Directive >>
Extract every line that includes the string "size".

Material >>

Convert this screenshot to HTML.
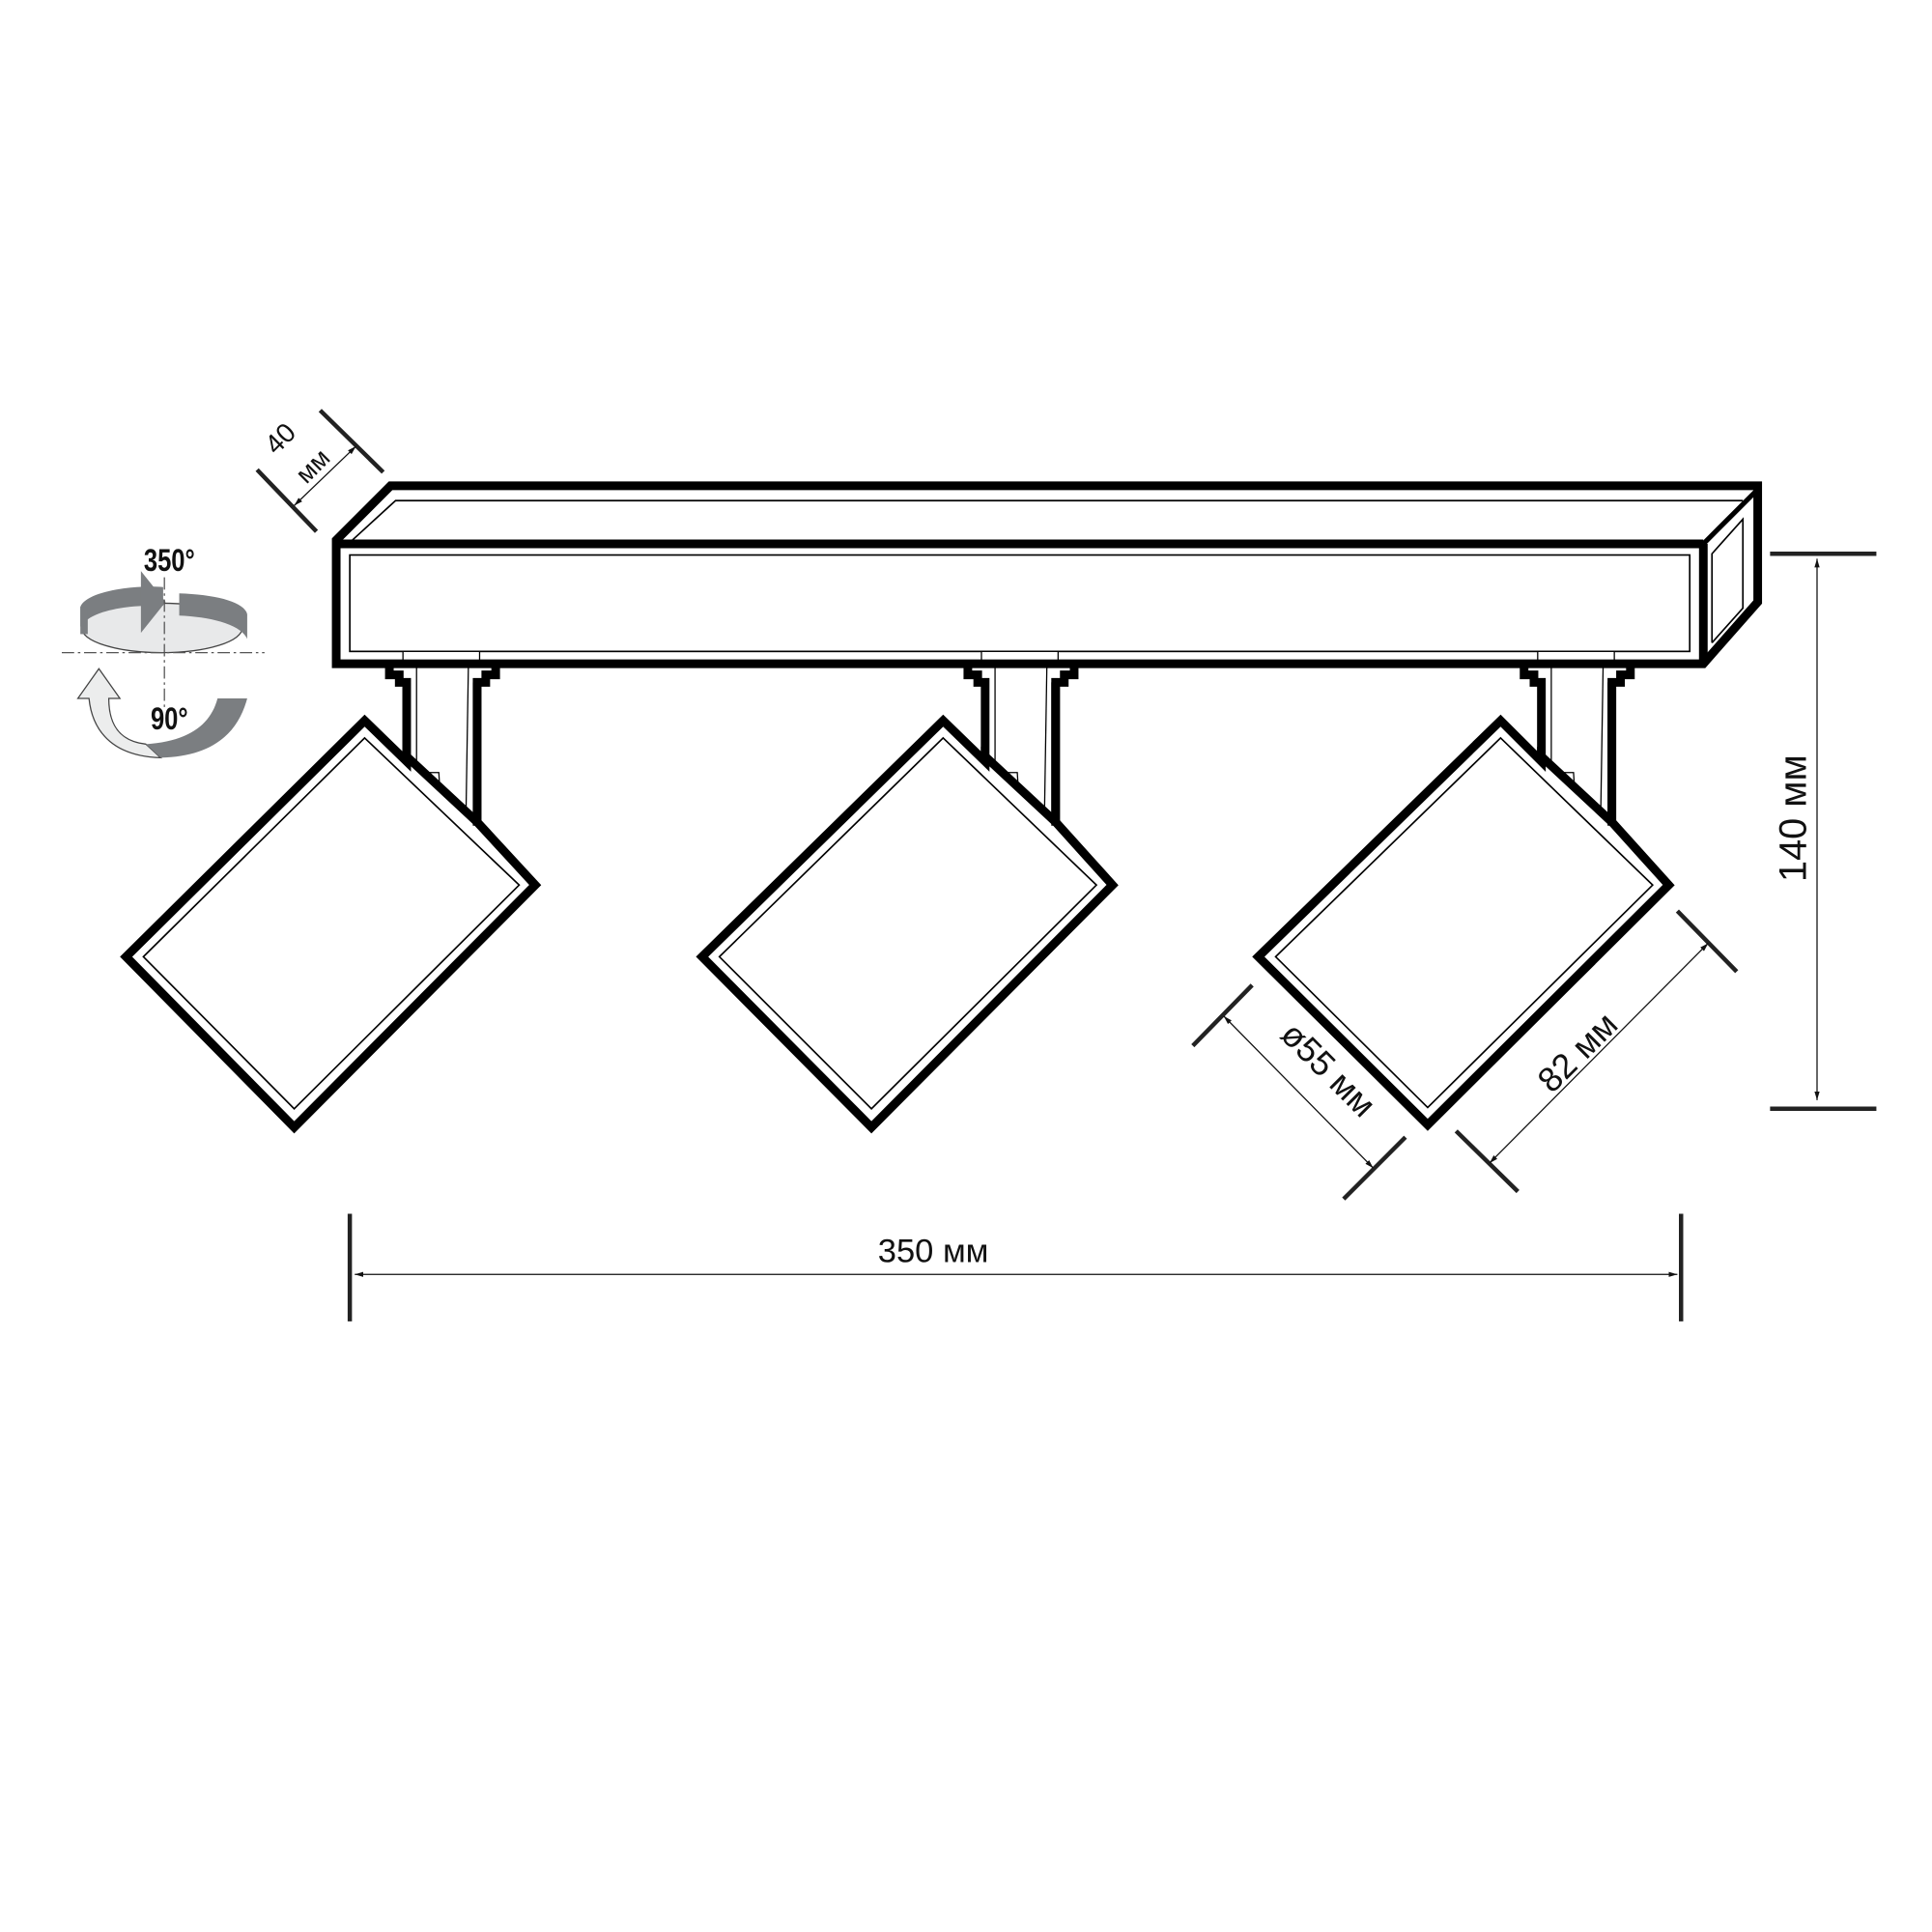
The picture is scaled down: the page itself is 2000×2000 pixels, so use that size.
<!DOCTYPE html>
<html><head><meta charset="utf-8"><style>
html,body{margin:0;padding:0;background:#fff;width:2000px;height:2000px;overflow:hidden}
svg{display:block}
text{font-family:"Liberation Sans",sans-serif;fill:#111}
.b{font-family:"Liberation Sans Narrow","Liberation Sans",sans-serif;font-weight:bold}
</style></head><body>
<svg width="2000" height="2000" viewBox="0 0 1563 1563" xmlns="http://www.w3.org/2000/svg">
<defs>
<marker id="ar" viewBox="0 0 10 10" refX="10" refY="5" markerWidth="7" markerHeight="7" orient="auto-start-reverse"><path d="M0,2 L10,5 L0,8 z" fill="#111"/></marker>
<g id="stem">
 <polyline points="-14,540 -14,546 -6,546 -6,552 0,552 0,612" fill="none" stroke="#000" stroke-width="7"/>
 <polyline points="72,540 72,546 64,546 64,552 57,552 57,665" fill="none" stroke="#000" stroke-width="7"/>
 <rect x="-3" y="527" width="62" height="7" fill="#fff" stroke="#000" stroke-width="1"/>
 <line x1="8" y1="534" x2="8" y2="625" stroke="#000" stroke-width="1"/>
 <line x1="50" y1="534" x2="48" y2="658" stroke="#000" stroke-width="1"/>
 <polyline points="8,625 26,625 28,658 48,658" fill="none" stroke="#000" stroke-width="1"/>
</g>
</defs>

<polygon points="272,437 316,393 1422,393 1422,487 1378,537 272,537" fill="#fff" stroke="#000" stroke-width="7" stroke-linejoin="miter"/>
<line x1="272" y1="440" x2="1378" y2="440" stroke="#000" stroke-width="7"/>
<line x1="1378" y1="440" x2="1378" y2="537" stroke="#000" stroke-width="7"/>
<line x1="1378" y1="440" x2="1422" y2="396" stroke="#000" stroke-width="4"/>
<rect x="283" y="449" width="1084" height="78" fill="none" stroke="#000" stroke-width="1.3"/>
<polyline points="285,437 320,405 1410,405" fill="none" stroke="#000" stroke-width="1.3"/>
<polyline points="1385,520 1385,448 1410,420 1410,492 1385,520" fill="none" stroke="#000" stroke-width="1.3"/>

<use href="#stem" transform="translate(329,0)"/>
<use href="#stem" transform="translate(797,0)"/>
<use href="#stem" transform="translate(1247,0)"/>

<g fill="#fff" stroke="#000">
<polygon points="295,583 329,616 329,612 386,665 433,716 238,912 102,774" stroke-width="7" stroke-linejoin="miter"/>
<polygon points="295,597 420,716 238,897 116,774" stroke-width="1.3"/>
<polygon points="763,583 797,616 797,612 854,665 900,716 705,912 568,774" stroke-width="7"/>
<polygon points="763,597 887,716 705,897 582,774" stroke-width="1.3"/>
<polygon points="1214,583 1247,616 1247,612 1304,665 1350,716 1155,910 1018,774" stroke-width="7"/>
<polygon points="1214,597 1337,716 1155,896 1032,774" stroke-width="1.3"/>
</g>
<line x1="386" y1="552" x2="386" y2="668" stroke="#000" stroke-width="7"/>
<line x1="854" y1="552" x2="854" y2="668" stroke="#000" stroke-width="7"/>
<line x1="1304" y1="552" x2="1304" y2="668" stroke="#000" stroke-width="7"/>

<g stroke="#222" stroke-width="3.5"><line x1="259" y1="332" x2="310" y2="382"/><line x1="208" y1="380" x2="256" y2="430"/></g>
<line x1="238" y1="409" x2="288" y2="361" stroke="#111" stroke-width="1" marker-start="url(#ar)" marker-end="url(#ar)"/>
<text x="232" y="360" font-size="22" transform="rotate(-45 232 360)" text-anchor="middle">40</text>
<text x="258" y="382" font-size="21" transform="rotate(-45 258 382)" text-anchor="middle">мм</text>

<g stroke="#222" stroke-width="3.5"><line x1="1432" y1="448" x2="1518" y2="448"/><line x1="1432" y1="897" x2="1518" y2="897"/></g>
<line x1="1470" y1="452" x2="1470" y2="890" stroke="#111" stroke-width="1" marker-start="url(#ar)" marker-end="url(#ar)"/>
<text x="1461" y="662" font-size="31" transform="rotate(-90 1461 662)" text-anchor="middle">140 мм</text>

<g stroke="#222" stroke-width="3.5"><line x1="283" y1="982" x2="283" y2="1069"/><line x1="1360" y1="982" x2="1360" y2="1069"/></g>
<line x1="287" y1="1031" x2="1357" y2="1031" stroke="#111" stroke-width="1" marker-start="url(#ar)" marker-end="url(#ar)"/>
<text x="755" y="1021" font-size="27" text-anchor="middle">350 мм</text>

<g stroke="#222" stroke-width="3.5"><line x1="965" y1="846" x2="1013" y2="797"/><line x1="1087" y1="970" x2="1137" y2="920"/></g>
<line x1="990" y1="822" x2="1111" y2="945" stroke="#111" stroke-width="1" marker-start="url(#ar)" marker-end="url(#ar)"/>
<text x="1068" y="872" font-size="28" transform="rotate(45 1068 872)" text-anchor="middle">ø55 мм</text>

<g stroke="#222" stroke-width="3.5"><line x1="1357" y1="737" x2="1405" y2="786"/><line x1="1178" y1="915" x2="1228" y2="964"/></g>
<line x1="1382" y1="763" x2="1205" y2="941" stroke="#111" stroke-width="1" marker-start="url(#ar)" marker-end="url(#ar)"/>
<text x="1283" y="858" font-size="28" transform="rotate(-45 1283 858)" text-anchor="middle">82 мм</text>

<text x="137" y="462" font-size="25" class="b" text-anchor="middle" transform="translate(137 462) scale(0.8 1) translate(-137 -462)">350°</text>
<ellipse cx="131" cy="508" rx="65" ry="20" fill="#e8e9ea" stroke="#444" stroke-width="1"/>
<path d="M65,491 C70,478 110,473 132,475 L132,490 C100,489 72,495 65,507 Z" fill="#7b7e81"/>
<path d="M114,462 L134,487 L114,512 Z" fill="#7b7e81"/>
<path d="M145,480 C175,481 198,487 200,497 L200,517 C195,505 170,499 145,498 Z" fill="#7b7e81"/>
<rect x="65" y="491" width="6" height="22" fill="#7b7e81"/>
<line x1="50" y1="528" x2="214" y2="528" stroke="#555" stroke-width="1" stroke-dasharray="10,3,2,3"/>
<line x1="133" y1="467" x2="133" y2="575" stroke="#555" stroke-width="1" stroke-dasharray="10,3,2,3"/>
<path d="M63,565 L80,541 L97,565 L88,565 C88,590 100,600 118,602 L130,613 C95,612 75,595 72,565 Z" fill="#eceded" stroke="#444" stroke-width="1"/>
<path d="M176,565 L200,565 C192,595 170,612 130,613 L118,602 C150,600 170,588 176,565 Z" fill="#7b7e81"/>
<text x="137" y="590" font-size="25" class="b" text-anchor="middle" transform="translate(137 590) scale(0.8 1) translate(-137 -590)">90°</text>
</svg>
</body></html>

Response below >>
The picture is scaled down: the page itself is 2000×2000 pixels, so use that size.
<text x="232" y="360" font-size="22" transform="rotate(-45 232 360)" text-anchor="middle">40</text>
<text x="258" y="382" font-size="21" transform="rotate(-45 258 382)" text-anchor="middle">мм</text>
<text x="1461" y="662" font-size="31" transform="rotate(-90 1461 662)" text-anchor="middle">140 мм</text>
<text x="755" y="1021" font-size="27" text-anchor="middle">350 мм</text>
<text x="1068" y="872" font-size="28" transform="rotate(45 1068 872)" text-anchor="middle">ø55 мм</text>
<text x="1283" y="858" font-size="28" transform="rotate(-45 1283 858)" text-anchor="middle">82 мм</text>
<text x="137" y="462" font-size="25" class="b" text-anchor="middle" transform="translate(137 462) scale(0.8 1) translate(-137 -462)">350°</text>
<text x="137" y="590" font-size="25" class="b" text-anchor="middle" transform="translate(137 590) scale(0.8 1) translate(-137 -590)">90°</text>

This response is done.